***** SOURCE MATERIAL *****

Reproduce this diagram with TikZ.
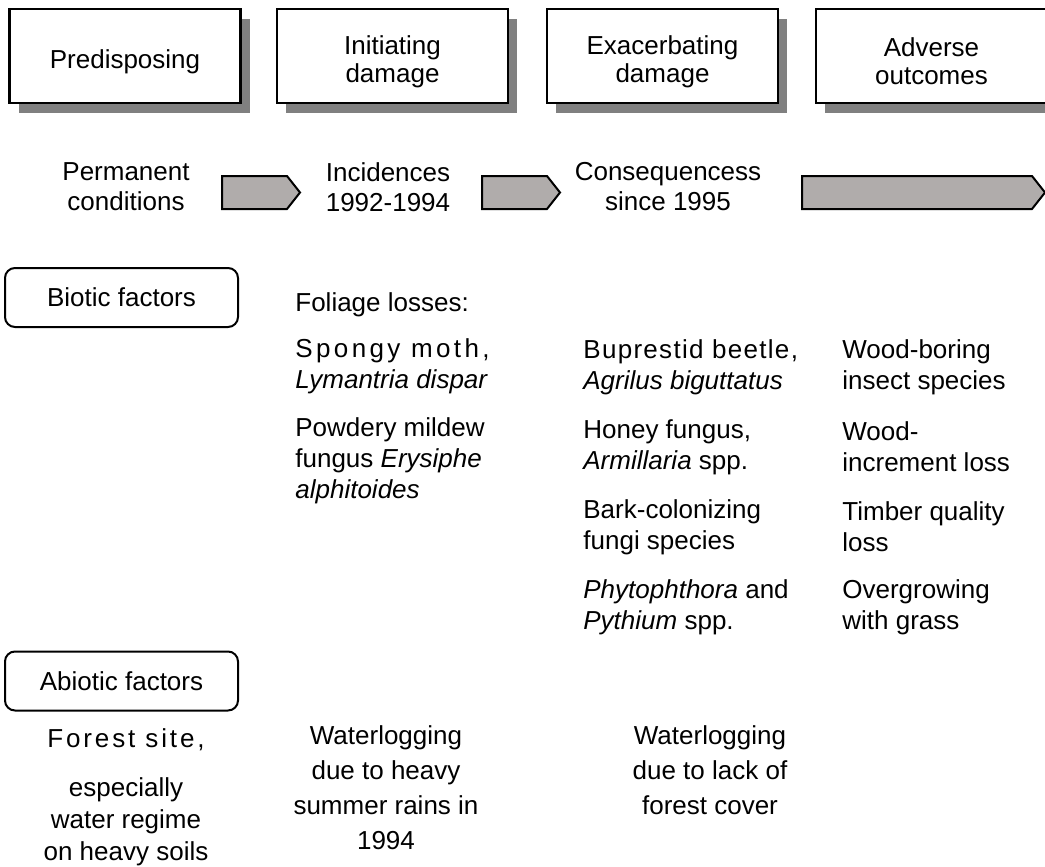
\documentclass[tikz,border=0pt]{standalone}
\usepackage{fontspec}
\setmainfont{Liberation Sans}
\usetikzlibrary{shadows}
\definecolor{arrowgray}{RGB}{176,172,171}
\definecolor{shadowgray}{RGB}{128,128,128}
\tikzset{
  stagebox/.style={draw, line width=1.4pt, fill=white, minimum width=115.5pt,
    minimum height=47pt, inner sep=0pt,
    drop shadow={shadow xshift=4.5pt, shadow yshift=-5pt, fill=shadowgray, opacity=1}},
  stagetext/.style={align=center, inner sep=0pt, font=\fontsize{13}{14}\selectfont},
  factorbox/.style={draw, line width=1pt, rounded corners=5pt, minimum width=116.5pt,
    minimum height=29.5pt, inner sep=0pt, font=\fontsize{13}{15}\selectfont},
  phase/.style={draw, line width=1pt, fill=arrowgray, line join=miter},
  lbl/.style={align=center, inner sep=0pt, font=\fontsize{13}{15}\selectfont},
  item/.style={align=left, inner sep=0pt, anchor=west, font=\fontsize{13}{15.5}\selectfont},
  spaced/.style={font=\fontsize{13}{15.5}\selectfont\addfontfeature{LetterSpace=11}},
}

\begin{document}
\begin{tikzpicture}[x=0.5pt,y=-0.5pt]
  \useasboundingbox (0,0) rectangle (1045,867);

  % stages
  \foreach \x/\name/\txt in {125/pre/Predisposing, 392.5/ini/Initiating\\damage,
      662.5/exa/Exacerbating\\damage, 931.5/adv/Adverse\\outcomes} {
    \node[stagebox] (\name) at (\x,56) {};
    \node[stagetext] (\name txt) at ([yshift=-2.75pt]\name.center) {\txt};
  }

  % phase arrows
  \foreach \xa/\xb in {222/300, 482/560, 802/1045} {
    \draw[phase] (\xa,176) -- (\xb-13,176) -- (\xb,192.5) -- (\xb-13,209) -- (\xa,209) -- cycle;
  }
  \node[lbl] (perm) at (126,187) {Permanent\\conditions};
  \node[lbl] (inc) at (388,187) {Incidences\\1992-1994};
  \node[lbl] (cons) at (668,187) {Consequencess\\since 1995};

  % factor groups
  \node[factorbox] (biotic) at (121.5,297.5) {Biotic factors};
  \node[factorbox] (abiotic) at (121.5,681) {Abiotic factors};

  % biotic factors
  \node[item] (foliage) at (295,305) {Foliage losses:};
  \node[item] (moth) at (295,366) {{\addfontfeature{LetterSpace=13}Spongy moth,}\\\textit{Lymantria dispar}};
  \node[item] (mildew) at (295,461) {Powdery mildew\\fungus \textit{Erysiphe}\\\textit{alphitoides}};

  \node[item] (beetle) at (583,367) {{\addfontfeature{LetterSpace=5}Buprestid beetle,}\\\textit{Agrilus biguttatus}};
  \node[item] (honey) at (583,447) {Honey fungus,\\\textit{Armillaria} spp.};
  \node[item] (bark) at (583,527) {Bark-colonizing\\fungi species};
  \node[item] (phyto) at (583,607) {\textit{Phytophthora} and\\\textit{Pythium} spp.};

  \node[item] (boring) at (842,367) {Wood-boring\\insect species};
  \node[item] (incr) at (842,447) {Wood-\\increment loss};
  \node[item] (timber) at (842,527) {Timber quality\\loss};
  \node[item] (grass) at (842,607) {Overgrowing\\with grass};

  % abiotic factors
  \node[lbl, spaced] (site) at (126,740) {Forest site,};
  \node[lbl, font=\fontsize{13}{16}\selectfont] (regime) at (126,822) {especially\\water regime\\on heavy soils};
  \node[lbl, font=\fontsize{13}{17.5}\selectfont] (rains) at (386,787.5) {Waterlogging\\due to heavy\\summer rains in\\1994};
  \node[lbl, font=\fontsize{13}{17.5}\selectfont] (cover) at (710,770) {Waterlogging\\due to lack of\\forest cover};
\end{tikzpicture}
\end{document}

*****

REQUIRED WORK:
Copy all the lines of data exactly as they appear, dropping any images.

PROBLEM SOLUTION:
Reproduce this diagram with TikZ.
\documentclass[tikz,border=0pt]{standalone}
\usepackage{fontspec}
\setmainfont{Liberation Sans}
\usetikzlibrary{shadows}
\definecolor{arrowgray}{RGB}{176,172,171}
\definecolor{shadowgray}{RGB}{128,128,128}
\tikzset{
  stagebox/.style={draw, line width=1.4pt, fill=white, minimum width=115.5pt,
    minimum height=47pt, inner sep=0pt,
    drop shadow={shadow xshift=4.5pt, shadow yshift=-5pt, fill=shadowgray, opacity=1}},
  stagetext/.style={align=center, inner sep=0pt, font=\fontsize{13}{14}\selectfont},
  factorbox/.style={draw, line width=1pt, rounded corners=5pt, minimum width=116.5pt,
    minimum height=29.5pt, inner sep=0pt, font=\fontsize{13}{15}\selectfont},
  phase/.style={draw, line width=1pt, fill=arrowgray, line join=miter},
  lbl/.style={align=center, inner sep=0pt, font=\fontsize{13}{15}\selectfont},
  item/.style={align=left, inner sep=0pt, anchor=west, font=\fontsize{13}{15.5}\selectfont},
  spaced/.style={font=\fontsize{13}{15.5}\selectfont\addfontfeature{LetterSpace=11}},
}

\begin{document}
\begin{tikzpicture}[x=0.5pt,y=-0.5pt]
  \useasboundingbox (0,0) rectangle (1045,867);

  % stages
  \foreach \x/\name/\txt in {125/pre/Predisposing, 392.5/ini/Initiating\\damage,
      662.5/exa/Exacerbating\\damage, 931.5/adv/Adverse\\outcomes} {
    \node[stagebox] (\name) at (\x,56) {};
    \node[stagetext] (\name txt) at ([yshift=-2.75pt]\name.center) {\txt};
  }

  % phase arrows
  \foreach \xa/\xb in {222/300, 482/560, 802/1045} {
    \draw[phase] (\xa,176) -- (\xb-13,176) -- (\xb,192.5) -- (\xb-13,209) -- (\xa,209) -- cycle;
  }
  \node[lbl] (perm) at (126,187) {Permanent\\conditions};
  \node[lbl] (inc) at (388,187) {Incidences\\1992-1994};
  \node[lbl] (cons) at (668,187) {Consequencess\\since 1995};

  % factor groups
  \node[factorbox] (biotic) at (121.5,297.5) {Biotic factors};
  \node[factorbox] (abiotic) at (121.5,681) {Abiotic factors};

  % biotic factors
  \node[item] (foliage) at (295,305) {Foliage losses:};
  \node[item] (moth) at (295,366) {{\addfontfeature{LetterSpace=13}Spongy moth,}\\\textit{Lymantria dispar}};
  \node[item] (mildew) at (295,461) {Powdery mildew\\fungus \textit{Erysiphe}\\\textit{alphitoides}};

  \node[item] (beetle) at (583,367) {{\addfontfeature{LetterSpace=5}Buprestid beetle,}\\\textit{Agrilus biguttatus}};
  \node[item] (honey) at (583,447) {Honey fungus,\\\textit{Armillaria} spp.};
  \node[item] (bark) at (583,527) {Bark-colonizing\\fungi species};
  \node[item] (phyto) at (583,607) {\textit{Phytophthora} and\\\textit{Pythium} spp.};

  \node[item] (boring) at (842,367) {Wood-boring\\insect species};
  \node[item] (incr) at (842,447) {Wood-\\increment loss};
  \node[item] (timber) at (842,527) {Timber quality\\loss};
  \node[item] (grass) at (842,607) {Overgrowing\\with grass};

  % abiotic factors
  \node[lbl, spaced] (site) at (126,740) {Forest site,};
  \node[lbl, font=\fontsize{13}{16}\selectfont] (regime) at (126,822) {especially\\water regime\\on heavy soils};
  \node[lbl, font=\fontsize{13}{17.5}\selectfont] (rains) at (386,787.5) {Waterlogging\\due to heavy\\summer rains in\\1994};
  \node[lbl, font=\fontsize{13}{17.5}\selectfont] (cover) at (710,770) {Waterlogging\\due to lack of\\forest cover};
\end{tikzpicture}
\end{document}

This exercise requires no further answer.